La réintégration au sein du commandement militaire de l’OTAN nous coûte aussi fort cher, environ 85 millions d’euros par an avec la mise en place de personnels français dans la structure de commandement, somme bien supérieure à celle qui avait été budgétée.
Pourtant – nous avions dénoncé ce fait à l’époque – cette réintégration, qui à mes yeux remet en cause notre autonomie stratégique, a été décidée sans que le Président de la République ait obtenu des garanties sur les deux exigences qu’il avait formulées : un accroissement significatif du poids de notre pays dans les structures de décision militaires et un renforcement de l’Europe de la défense. Je me souviens, monsieur le ministre d’État, que vous aviez d’ailleurs manifesté un certain scepticisme lorsque le Président de la République avait pris cette décision.

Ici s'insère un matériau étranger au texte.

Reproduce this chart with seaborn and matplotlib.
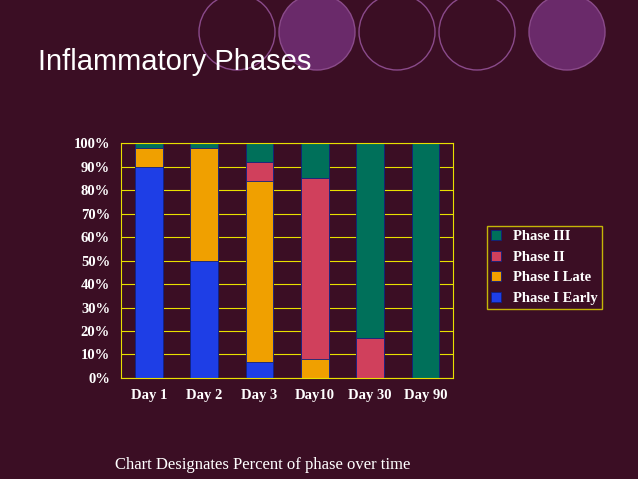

Le dernier sommet de l’OTAN est, à bien des points de vue, révélateur de notre perte d’autonomie stratégique, du recul de l’Europe de la défense et de l’existence de coûts financiers difficilement maîtrisables.
En avalisant le nouveau concept stratégique, le Président de la République et vous-même avez accepté de mettre notre pays au service d’une alliance politico-militaire strictement offensive. L’objectif est d’intervenir partout dans le monde, non pour établir un système de sécurité collective, mais, plus prosaïquement, pour défendre les intérêts des sociétés occidentales et de l’économie de marché.

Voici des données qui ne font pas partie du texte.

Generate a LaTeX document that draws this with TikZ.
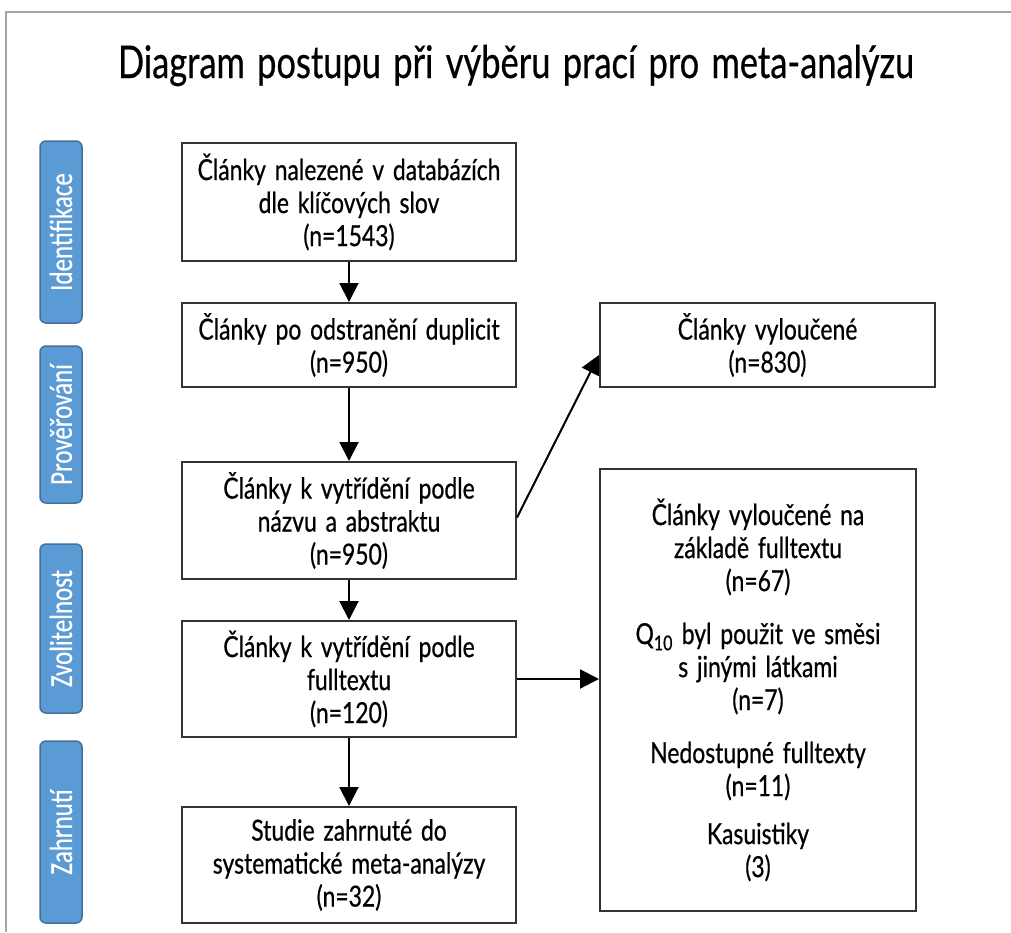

Pour ma part, je suis convaincue que notre pays, au nom de son histoire, de ses valeurs et de ce qu’il représente dans le monde, devrait avoir une tout autre ambition que celle de jouer un rôle de gendarme dans des pays moins développés économiquement.
En outre, le principe du bouclier antimissile a également été entériné à Lisbonne. Les États-Unis ont ainsi fait accepter et payer par leurs alliés une décision qui implique la mise en place d’un système de défense extrêmement coûteux, à la fiabilité et à la doctrine d’emploi incertaines, et dont les règles d’engagement les laissent seuls maîtres des tirs. Tout cela au bénéfice quasiment exclusif de leur industrie d’armement !
Ce projet nous coûtera très cher, puisque nous devrions supporter environ 12 % des dépenses totales, dont le montant est estimé entre 80 millions et 150 millions d’euros. Participer à son développement accentuera encore la dépendance des pays européens à l’égard des États-Unis, en les plaçant à nouveau sous la protection du parapluie nucléaire américain. Ce système de défense antimissile contribuera inéluctablement, en suscitant la réaction d’agresseurs potentiels, à alimenter la course aux armements dans le monde.
Dans ce domaine aussi, monsieur le ministre d’État, vous avez opéré un très net revirement par rapport à l’époque où vous signiez dans Le Monde une tribune prônant le désarmement nucléaire mondial et soutenant les propositions faites à cet égard par le Président Obama.
La perspective d’une Europe de la défense s’éloigne, car il est vraisemblable que les sommes considérables consacrées au bouclier antimissile feront défaut au financement de programmes de recherche menés en commun avec certains de nos partenaires européens.
Enfin, les accords de défense, exclusivement bilatéraux, récemment signés à Londres avec notre partenaire britannique, au prétexte de mutualiser certaines de nos capacités, ne permettront pas de futurs programmes de coopération avec d’autres pays européens. En cela, ils empêcheront également la mise en place d’une défense européenne commune.
Monsieur le ministre d’État, telles sont les remarques critiques que je souhaitais formuler, au nom du groupe CRC-SPG, sur le projet de budget que vous nous avez présenté. Je regrette de n’y avoir pas retrouvé la marque de certaines des convictions que vous avez exprimées par le passé.